如题,我在用CVX和GD两种方法来求解一个逻辑回归问题,问题如下
在常规逻辑回归的基础上添加了L2正则项来约束w,b

我的代码如下
import numpy as np
import cvxpy as cp
N = 50
mi = 5
# 数据点一共N * mi个,用的是集中训练
C = 1
alpha = 0.001
eps = 1e-8
def logistic_loss(w, b, x, y):
z = np.dot(x, w) + b
return np.log(1 + np.exp(-y * z))
def gradient_logistic_loss(w, b, x, y):
z = np.dot(x, w) + b
common_term = -y / (1 + np.exp(y * z))
grad_w = common_term * x
grad_b = common_term
return grad_w, grad_b
def optimal_solution_overall_GD(pc, labels):
d = pc[0][0].shape[0]
w_opt = np.zeros(d)
b_opt = 0
g_w = np.zeros(d)
g_b = 0
iteration = 0
while True:
sum_w = np.zeros(d)
sum_b = 0
iteration += 1
for i in range(N):
for j in range(mi):
grad_w, grad_b = gradient_logistic_loss(w_opt, b_opt, pc[i][j], labels[i][j])
sum_w += grad_w#累加梯度
sum_b += grad_b
g_w = sum_w / (N * mi) + C * w_opt
g_b = sum_b / (N * mi) + C * b_opt
w_opt -= alpha * g_w
b_opt -= alpha * g_b
if(iteration % 2000 == 0):
print("iteration_GD", format(iteration))
print("g_w", format(g_w))
print("g_b", format(g_b))
print(w_opt)
print(b_opt)
if np.all(np.abs(g_w) < eps) and np.all(np.abs(g_b) < eps):
break
return w_opt, b_opt
def logistic_loss_cvx(w, b, x, y):
z = x @ w + b
return cp.logistic(-y * z)
def optimal_solution_cvx(pc, labels, C):
d = pc[0][0].shape[0]
w = cp.Variable(d)
b = cp.Variable()
total_loss = 0
for i in range(N):
for j in range(mi):
total_loss += logistic_loss_cvx(w, b, pc[i][j], labels[i][j])
# 添加L2正则项
total_loss += C/2 * (cp.norm(w, 2) + cp.norm(b, 2))
# 定义优化问题
problem = cp.Problem(cp.Minimize(total_loss))
# 求解优化问题
problem.solve()
return w.value, b.value
def loss_caculate(w, b, pc, labels):
loss = 0
for i in range(N):
for j in range(mi):
loss += np.log(1 + np.exp(-labels[i][j] * (np.dot(w, pc[i][j]) + b)))

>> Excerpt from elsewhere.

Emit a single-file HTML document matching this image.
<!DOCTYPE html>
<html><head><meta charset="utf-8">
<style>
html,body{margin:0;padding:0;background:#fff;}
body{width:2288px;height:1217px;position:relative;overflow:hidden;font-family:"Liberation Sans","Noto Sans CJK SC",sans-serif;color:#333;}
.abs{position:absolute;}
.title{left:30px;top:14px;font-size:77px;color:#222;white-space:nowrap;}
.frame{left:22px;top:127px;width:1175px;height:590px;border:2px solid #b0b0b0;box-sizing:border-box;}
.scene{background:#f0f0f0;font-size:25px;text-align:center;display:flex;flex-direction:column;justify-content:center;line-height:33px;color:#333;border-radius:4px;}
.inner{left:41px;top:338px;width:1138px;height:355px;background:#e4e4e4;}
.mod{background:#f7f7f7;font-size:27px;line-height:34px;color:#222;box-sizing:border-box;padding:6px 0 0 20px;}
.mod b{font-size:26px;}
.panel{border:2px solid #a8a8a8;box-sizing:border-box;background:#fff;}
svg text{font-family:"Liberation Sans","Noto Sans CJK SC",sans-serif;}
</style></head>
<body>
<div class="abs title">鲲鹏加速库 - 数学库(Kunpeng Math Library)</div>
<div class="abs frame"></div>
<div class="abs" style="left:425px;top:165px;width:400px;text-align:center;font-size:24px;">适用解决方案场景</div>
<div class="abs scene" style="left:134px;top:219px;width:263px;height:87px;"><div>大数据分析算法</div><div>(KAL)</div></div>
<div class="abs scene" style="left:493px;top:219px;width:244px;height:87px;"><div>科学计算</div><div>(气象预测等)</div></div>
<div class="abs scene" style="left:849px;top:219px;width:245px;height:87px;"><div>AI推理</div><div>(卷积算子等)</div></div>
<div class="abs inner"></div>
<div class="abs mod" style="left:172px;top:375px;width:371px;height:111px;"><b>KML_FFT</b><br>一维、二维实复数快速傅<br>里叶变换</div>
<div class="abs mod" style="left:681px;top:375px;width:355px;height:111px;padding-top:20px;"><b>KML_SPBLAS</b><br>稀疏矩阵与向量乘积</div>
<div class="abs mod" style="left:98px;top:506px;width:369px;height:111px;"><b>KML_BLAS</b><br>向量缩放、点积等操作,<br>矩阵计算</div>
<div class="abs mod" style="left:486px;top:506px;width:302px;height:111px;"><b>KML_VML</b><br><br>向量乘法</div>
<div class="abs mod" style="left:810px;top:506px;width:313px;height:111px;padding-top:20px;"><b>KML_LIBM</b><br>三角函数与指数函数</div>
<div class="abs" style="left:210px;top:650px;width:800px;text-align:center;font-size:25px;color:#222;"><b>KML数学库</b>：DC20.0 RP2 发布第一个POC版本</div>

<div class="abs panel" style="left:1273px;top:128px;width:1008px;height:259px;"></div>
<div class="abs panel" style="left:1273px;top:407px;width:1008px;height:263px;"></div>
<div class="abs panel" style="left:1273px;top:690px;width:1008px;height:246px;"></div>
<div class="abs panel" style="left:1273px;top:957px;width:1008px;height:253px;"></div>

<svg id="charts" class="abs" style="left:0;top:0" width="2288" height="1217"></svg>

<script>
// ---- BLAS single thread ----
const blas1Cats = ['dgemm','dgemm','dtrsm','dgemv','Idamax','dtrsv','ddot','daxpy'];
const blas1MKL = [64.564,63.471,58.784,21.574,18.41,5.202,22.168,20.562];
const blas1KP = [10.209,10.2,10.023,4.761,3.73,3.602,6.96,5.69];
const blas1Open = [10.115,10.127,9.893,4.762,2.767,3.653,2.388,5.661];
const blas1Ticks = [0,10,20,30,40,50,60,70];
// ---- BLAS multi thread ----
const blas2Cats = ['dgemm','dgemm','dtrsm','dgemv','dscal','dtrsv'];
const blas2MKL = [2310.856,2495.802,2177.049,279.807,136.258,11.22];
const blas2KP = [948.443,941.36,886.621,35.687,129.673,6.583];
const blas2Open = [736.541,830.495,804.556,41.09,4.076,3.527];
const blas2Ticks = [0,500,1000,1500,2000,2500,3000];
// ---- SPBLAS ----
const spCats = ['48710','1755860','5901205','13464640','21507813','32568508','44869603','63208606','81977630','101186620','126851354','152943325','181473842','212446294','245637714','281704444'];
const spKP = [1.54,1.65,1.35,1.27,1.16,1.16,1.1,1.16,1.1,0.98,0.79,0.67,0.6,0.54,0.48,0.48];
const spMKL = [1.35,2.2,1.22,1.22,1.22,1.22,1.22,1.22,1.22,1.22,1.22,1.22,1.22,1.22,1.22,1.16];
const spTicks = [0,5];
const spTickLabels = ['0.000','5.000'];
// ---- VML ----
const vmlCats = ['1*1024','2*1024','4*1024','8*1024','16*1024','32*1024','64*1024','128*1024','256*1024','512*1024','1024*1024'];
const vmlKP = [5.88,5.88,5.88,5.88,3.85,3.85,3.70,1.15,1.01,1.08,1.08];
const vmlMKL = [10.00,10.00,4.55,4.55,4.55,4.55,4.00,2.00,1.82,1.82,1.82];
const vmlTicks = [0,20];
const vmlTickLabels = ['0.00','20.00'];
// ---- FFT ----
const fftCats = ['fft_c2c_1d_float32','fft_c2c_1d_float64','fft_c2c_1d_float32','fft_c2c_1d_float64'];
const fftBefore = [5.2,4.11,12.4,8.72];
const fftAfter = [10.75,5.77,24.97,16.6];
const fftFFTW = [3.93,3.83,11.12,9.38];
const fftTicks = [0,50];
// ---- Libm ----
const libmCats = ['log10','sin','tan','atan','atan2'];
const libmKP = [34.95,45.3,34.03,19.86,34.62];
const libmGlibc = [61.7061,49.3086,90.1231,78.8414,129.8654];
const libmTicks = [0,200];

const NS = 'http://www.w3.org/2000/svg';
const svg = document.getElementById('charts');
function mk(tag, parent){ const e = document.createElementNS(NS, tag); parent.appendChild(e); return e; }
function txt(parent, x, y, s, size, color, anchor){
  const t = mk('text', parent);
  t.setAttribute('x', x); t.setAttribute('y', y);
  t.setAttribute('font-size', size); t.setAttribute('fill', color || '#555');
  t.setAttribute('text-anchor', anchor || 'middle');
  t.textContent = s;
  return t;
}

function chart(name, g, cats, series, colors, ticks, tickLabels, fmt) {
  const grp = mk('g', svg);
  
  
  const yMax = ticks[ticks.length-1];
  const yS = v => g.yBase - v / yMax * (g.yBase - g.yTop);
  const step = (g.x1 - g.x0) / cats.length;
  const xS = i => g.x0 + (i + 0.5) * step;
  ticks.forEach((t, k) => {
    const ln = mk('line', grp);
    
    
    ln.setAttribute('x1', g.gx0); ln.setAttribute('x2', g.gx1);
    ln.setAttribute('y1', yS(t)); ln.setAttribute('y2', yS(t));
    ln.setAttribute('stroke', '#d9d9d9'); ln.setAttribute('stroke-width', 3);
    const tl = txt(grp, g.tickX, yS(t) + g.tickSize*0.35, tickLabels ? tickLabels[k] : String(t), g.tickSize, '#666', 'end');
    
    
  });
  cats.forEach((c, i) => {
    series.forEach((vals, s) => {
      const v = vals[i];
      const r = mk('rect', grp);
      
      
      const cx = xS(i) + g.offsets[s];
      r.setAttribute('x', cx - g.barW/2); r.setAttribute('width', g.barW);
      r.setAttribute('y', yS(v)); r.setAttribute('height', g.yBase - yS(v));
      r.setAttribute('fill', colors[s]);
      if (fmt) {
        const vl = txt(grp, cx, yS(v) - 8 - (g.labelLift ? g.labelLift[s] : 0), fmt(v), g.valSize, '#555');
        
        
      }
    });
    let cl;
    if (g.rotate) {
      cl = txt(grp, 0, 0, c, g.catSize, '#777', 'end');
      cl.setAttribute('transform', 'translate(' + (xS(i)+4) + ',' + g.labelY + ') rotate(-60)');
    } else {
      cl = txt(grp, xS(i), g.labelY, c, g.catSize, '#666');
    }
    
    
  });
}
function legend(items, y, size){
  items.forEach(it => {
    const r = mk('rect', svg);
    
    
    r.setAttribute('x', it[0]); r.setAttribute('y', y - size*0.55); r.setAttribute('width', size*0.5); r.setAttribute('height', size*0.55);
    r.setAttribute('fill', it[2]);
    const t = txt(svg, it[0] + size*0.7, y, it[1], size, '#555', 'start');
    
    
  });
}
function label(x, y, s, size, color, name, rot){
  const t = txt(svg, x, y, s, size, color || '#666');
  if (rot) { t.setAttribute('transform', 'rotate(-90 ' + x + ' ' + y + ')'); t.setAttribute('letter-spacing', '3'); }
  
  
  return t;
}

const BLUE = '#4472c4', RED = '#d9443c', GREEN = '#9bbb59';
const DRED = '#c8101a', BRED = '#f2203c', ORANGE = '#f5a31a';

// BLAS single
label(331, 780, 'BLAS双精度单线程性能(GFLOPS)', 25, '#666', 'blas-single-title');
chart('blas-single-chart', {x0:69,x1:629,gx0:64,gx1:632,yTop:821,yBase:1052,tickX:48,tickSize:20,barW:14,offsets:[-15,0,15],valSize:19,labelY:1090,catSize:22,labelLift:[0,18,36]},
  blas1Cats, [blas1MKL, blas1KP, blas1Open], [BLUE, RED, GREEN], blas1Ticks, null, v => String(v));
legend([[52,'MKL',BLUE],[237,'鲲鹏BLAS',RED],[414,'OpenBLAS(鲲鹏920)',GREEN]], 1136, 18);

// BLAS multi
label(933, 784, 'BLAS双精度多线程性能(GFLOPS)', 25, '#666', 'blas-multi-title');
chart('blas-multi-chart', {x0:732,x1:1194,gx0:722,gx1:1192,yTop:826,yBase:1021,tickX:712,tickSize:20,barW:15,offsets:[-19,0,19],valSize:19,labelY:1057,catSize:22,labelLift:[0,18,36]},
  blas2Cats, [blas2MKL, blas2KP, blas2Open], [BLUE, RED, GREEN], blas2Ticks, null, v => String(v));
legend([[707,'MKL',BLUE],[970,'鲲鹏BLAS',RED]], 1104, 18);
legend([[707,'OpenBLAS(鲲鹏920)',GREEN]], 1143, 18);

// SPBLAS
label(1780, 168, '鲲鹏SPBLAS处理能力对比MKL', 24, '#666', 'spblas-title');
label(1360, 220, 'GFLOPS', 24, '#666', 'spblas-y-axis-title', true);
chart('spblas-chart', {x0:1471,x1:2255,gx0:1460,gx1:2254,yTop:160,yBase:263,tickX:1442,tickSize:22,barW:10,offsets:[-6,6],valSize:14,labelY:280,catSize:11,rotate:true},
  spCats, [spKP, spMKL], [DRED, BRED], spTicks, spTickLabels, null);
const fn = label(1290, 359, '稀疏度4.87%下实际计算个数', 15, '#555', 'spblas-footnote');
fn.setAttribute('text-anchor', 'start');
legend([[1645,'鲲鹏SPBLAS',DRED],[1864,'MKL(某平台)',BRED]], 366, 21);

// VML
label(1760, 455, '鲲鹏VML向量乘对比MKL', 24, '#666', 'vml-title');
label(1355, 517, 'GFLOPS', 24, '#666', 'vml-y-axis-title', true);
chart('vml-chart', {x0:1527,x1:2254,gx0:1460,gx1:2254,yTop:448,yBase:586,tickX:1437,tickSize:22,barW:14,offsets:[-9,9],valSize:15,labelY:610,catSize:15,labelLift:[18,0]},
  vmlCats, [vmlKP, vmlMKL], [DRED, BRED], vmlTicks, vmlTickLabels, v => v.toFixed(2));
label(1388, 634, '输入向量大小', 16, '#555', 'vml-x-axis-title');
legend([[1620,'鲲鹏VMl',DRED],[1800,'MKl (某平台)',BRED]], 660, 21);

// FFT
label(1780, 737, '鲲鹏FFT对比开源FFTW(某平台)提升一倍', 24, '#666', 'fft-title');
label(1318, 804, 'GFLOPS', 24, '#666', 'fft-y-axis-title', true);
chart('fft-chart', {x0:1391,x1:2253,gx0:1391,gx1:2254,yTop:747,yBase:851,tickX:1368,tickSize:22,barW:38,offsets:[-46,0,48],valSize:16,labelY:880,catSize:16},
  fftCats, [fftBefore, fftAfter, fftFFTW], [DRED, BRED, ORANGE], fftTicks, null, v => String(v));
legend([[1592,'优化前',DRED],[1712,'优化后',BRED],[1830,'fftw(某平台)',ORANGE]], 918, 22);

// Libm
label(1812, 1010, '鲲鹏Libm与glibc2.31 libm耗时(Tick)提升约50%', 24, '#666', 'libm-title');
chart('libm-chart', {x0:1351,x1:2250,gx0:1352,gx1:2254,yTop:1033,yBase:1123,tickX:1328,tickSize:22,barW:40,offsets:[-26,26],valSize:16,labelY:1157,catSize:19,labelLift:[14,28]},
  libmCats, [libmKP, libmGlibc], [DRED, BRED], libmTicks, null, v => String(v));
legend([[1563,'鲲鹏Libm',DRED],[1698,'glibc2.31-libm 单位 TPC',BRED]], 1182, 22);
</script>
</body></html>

loss = loss + C/2 * (np.linalg.norm(w, 2) + b**2)
return loss
def main():
# 数据集pc和标签labels都是随机的
pc = np.random.rand(N, mi, 2)*100
labels = np.random.choice([1, -1], size=(N, mi))
w_GD, b_GD = optimal_solution_overall_GD(pc, labels)
w_cvx, b_cvx = optimal_solution_cvx(pc, labels, C)
loss1 = loss_caculate(w_GD, b_GD, pc, labels)
loss2 = loss_caculate(w_cvx, b_cvx, pc, labels)
print("w_GD", w_GD)
print("w_cvx", w_cvx)
print("b_GD", b_GD)
print("b_cvx", b_cvx)
print("loss1", loss1)
print("loss2", loss2)
if __name__ == "__main__":
main()
部分的输出如下:(因为数据随机,所以结果不固定)|
w_GD [ 0.00223391 -0.00296834]
w_cvx [ 0.00309932 -0.00200936]
b_GD -0.005593343606514088
b_cvx -0.11333700307375219
loss1 172.80617003109705
loss2 172.7096589915864
可以看出wb的值,两种方法得出的结果并不同
目前不知道是哪一个方法出了问题
问题目标是让两个结果达成近似的一致